Something has happened to not just God’s people, but also to God’s entire creation – Jesus’ cross and resurrection.  In Christ, God has broken into sinful lives and made a whole new world for those who receive God’s amazing grace with their faith.  God’s children witness, then, by simply telling, by what they do and say, what has happened to them in Jesus Christ.

So when is the church most like what God calls her to be?  When she’s adding many new members or meeting the needs of existing members?  While both those things are good and important, the church is perhaps most like the church God calls us to be when it stops staring up into the sky and starts being God’s “witnesses.”

Yet no matter how powerful the Holy Spirit and our message are, God’s children may not neglect another crucial ingredient of being Christ’s witnesses.  After all, our text ends with verse 14’s report that “They all joined together constantly in prayer . . .”

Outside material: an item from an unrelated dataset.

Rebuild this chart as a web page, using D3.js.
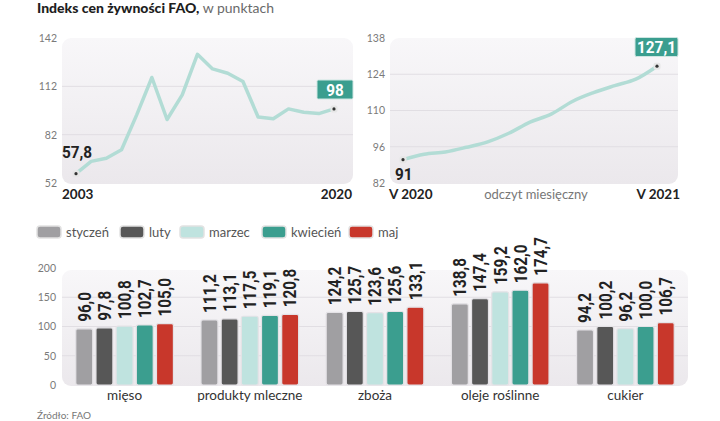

As Will Willimon notes, active people might have expected Jesus’ disciples to do something more “useful” after Jesus ascended to heaven.  Yet after they obey Jesus by returning to Jerusalem, the disciples’ first response to Jesus’ ascension is to pray.  As Willimon goes on to point out, the disciples somehow understood, God expects more from God’s people than just busyness and hard work.  You and I understand that the church must also be busy praying, perhaps especially praying for all who are Christ’s witnesses.

Notice, however, how Jesus’ disciples, along with a number of other people, begin to pray.  Jesus’ followers, according to verse 14, “joined together.”  That means that these followers of Jesus don’t just pray in the same place and at the same time, but also for the same things.

However, Jesus’ followers’ prayers are also persistent.  According to verse 14, they “joined together constantly.”  Jesus’ followers are persistent in their prayers as they wait for the promised gift of the Holy Spirit.

This strongly suggests that those who would stop staring into heaven and start being witnesses always begin, continue and end with prayer.  That those who want to stop standing and start witnessing begin by figuratively getting on our knees in prayer.

Jesus has promised to come back, indeed, somehow in much the same way that he left in the first place.  In the meantime, however, God has given God’s people work to do.  I like the way the biblical scholar John Stott summarizes the angels’ implied message to Jesus’ disciples (and us): “You have seen Jesus go.  You will see him come.  But between that going and coming there must be another.  The Spirit must come, and you must go – into the world for Christ.”

Illustration Idea

In an earlier Sermon Commentary on this passage, my colleague Scott Hoezee tells of putting his German to use by reading an old German fairy tale book a fellow German major at Calvin College had bought at a local garage sale. He notes the original German fairy tales were brutal, unlike their American versions, which seem to have been sanitized and tidied up. Their authors wrote the stories to teach children lessons.  Hoezee says those authors clearly believed that scaring the wits out of kids was the best way to get their point across.

One of those stories was entitled “Hans Guck-in-der-Luft,” which Hoezee roughly translates as, “Hans Head in-the-Clouds” (literally: Hans Look-in-the-Air).   Its author meant to teach children to pay attention to what they are doing and where they are going. Hoezee writes, “to make the point the title character of Hans is a little boy who is forever daydreaming, forever walking around with his eyes fixed on birds, butterflies, treetops.

The result is that he keeps bumping into lampposts, tripping over uneven sidewalks, running into old ladies. Throughout the story adults chide Hans for his dreaminess and they warn him to pay attention, to get his head out of the clouds. But Hans does not listen and so at the end of the story he walks straight off a cliff and is smashed to death on the rocks below.”